A crítica precisa sempre beber dessa fonte, só assim ela vai ser efetivamente certeira e nós conseguimos testar diferentes hipóteses, de forma científica, trabalhar com o que comprovadamente funciona.

Internamente ela funciona para melhorar o nosso trabalho e progredir ao socialismo. É preciso ter em mente que o espaço de debate público é liberal. Não há interesse dele em promover o socialismo.

A nossa posição pública deve ser a de denunciar o reacionarismo e seus limites, dentro das possibilidades de promover nosso projeto político.

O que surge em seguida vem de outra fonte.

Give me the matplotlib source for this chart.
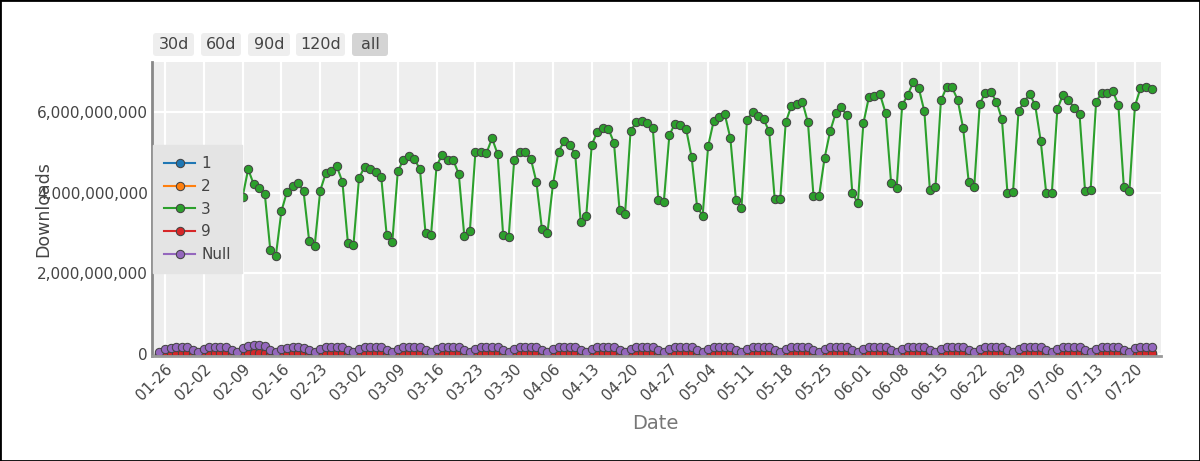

Não raro essas críticas públicas com retórica de esquerda, com esse viés acadêmico meio afrancesado, servem como eco para o discurso reacionário.

Liberal pouco se importa com inconsistência, hipocrisia, em ter discurso contraditório. Pode ser que todo dia o liberal bata na mulher dele e depois reclame do "masculinismo" da esquerda. Todo dia um partido de direita fazendo projeto genocida contra povos originários e a nossa população negra, mas é fácil denunciar que a esquerda tem dificuldade com pauta racial.

A função disso é desqualificar a nossa luta. E não tem nada errado com isso !! É para isso que o braço da mídia, com o estabelecimento do debate público, precisa fazer. Todo dia um professor universitário, um policial e um jornalista, acordam suando com medo do comunismo.

O comunismo debaixo da cama deles, no armário, na casa do vizinho, por toda parte. Bira só é mais uma parte disso. É um medo quase que cósmico, pode ser que ninguém acredite mais em Deus, todavia, não há uma crença mais firme que a revolução um dia vai acontecer e vai eliminar, junto da burguesia vampiresca, todos esses parasitas que apesar de menos ricos, se beneficiam desse sistema.